Seminar: managing spreading depolarisations in the brain
11 December 2012
Professor Anthony Strong’s talk for the most recent of SRMRC’s seminar series provided an insight into an area of neurological research which could be the basis for new approaches to some kinds of brain injury.
Prof Strong is Emeritus Professor of Neurosurgery at King’s College London, and was discussing the work done by the Co-operative Study of Brain Injury Depolarisations (COSBID).
Spreading depolarisations, which can often behave as destructively in the partially injured brain as a tsunami does in a coastal area, can be thought of in simple terms as a wave of short-circuiting of all nerve cells and astrocytes (supporting cells) in the path of the wave. These cells can be thought of as a large network of batteries, each with its own charge, that must quickly be restored if the cell is to remain viable, and this represents the largest known challenge to the cerebral circulation and metabolism. To restore the natural charge requires a dramatic temporary increase in perfusion, and in the healthy brain, cerebral blood flow increases quickly, delivering the required transient but major increments in oxygen and glucose availability. These changes spread in the cerebral grey matter in the immediate wake of the wave of shortcircuiting.
The depolarisation leads to transient depression of the normal electrocorticogram, the aspect that led its discoverer (in animal experiments in 1944), Brazilian scientist Aristides de Azevedo Pacheco Leão, to term the phenomenon “spreading depression of cortical activity”. Its occurrence in the injured human brain was first demonstrated definitively by Prof Strong and colleagues in a seminal paper in 2002.

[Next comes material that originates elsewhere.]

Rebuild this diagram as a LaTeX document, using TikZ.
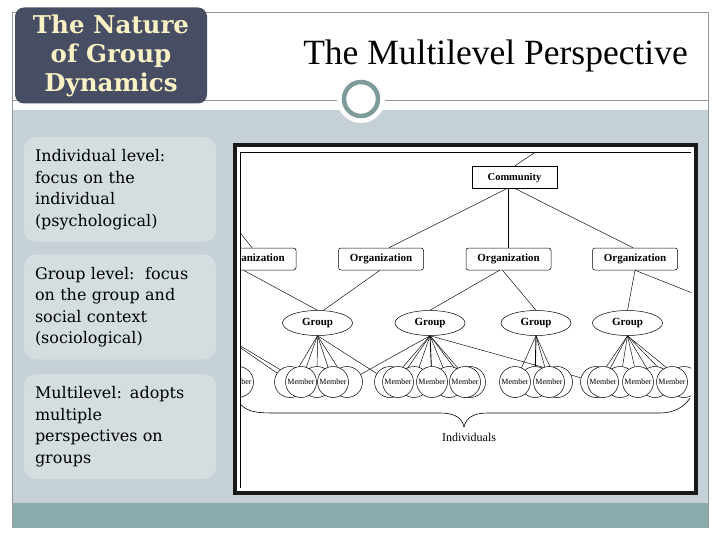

Further research by the COSBID group has confirmed that the condition occurs in a wide range of human patients, including those who have suffered strokes, aneurysms, subarachnoid haemorrhage, and traumatic brain injury when a focal brain contusion is present. Using a variety of sensors on the scalp and at various depths within the injured patient’s brain, Prof Strong and his colleagues have been able to demonstrate transient changes in electrical potential. Closely linked to these are the subsequent changes in blood flow and in the levels of extracellular metabolites such as glucose and potassium.
Importantly, in partially injured but still “salvageable” areas of cerebral cortex around a traumatic contusion or the core of a stroke lesion, instead of the normal vasodilator response of the cerebral circulation, there is very often a major vasoconstrictor response in the microcirculation – vasospasm. This further restricts blood flow precisely when an increase is vital, leading often to further depletion of tissue glucose, and soon afterwards to the death of the tissue affected by the wave, since the brain’s critical and vital store of adenosine triphosphate can no longer be maintained.
He also spoke about the importance of an appropriate duration for continuous monitoring, as patients often remain at risk of spreading depolarisations for up to perhaps two weeks after the initial injury or stroke. Short, intermittent spells of monitoring will often fail to detect the depressions in brain activity that accompany the depolarisations. These depressions can be remarkably periodic.
Very importantly, depolarisations in patients with traumatic brain injury have now been shown to be associated with poor outcome.
This means that safe methods to suppress the worst depolarisations need to be identified, but before adopting pharmacological strategies, we need first to minimize secondary insults to the injured brain that are known, either from clinical or from experimental work, to promote depolarisations, such as episodes of arterial hypotension or hypoxia, hypoglycaemia, or pyrexia.
He then discussed the potential of the COSBID research to lead to therapeutic measures or prognostic indicators. The research is promising but further work is needed to develop the knowledge into ways of saving and changing lives.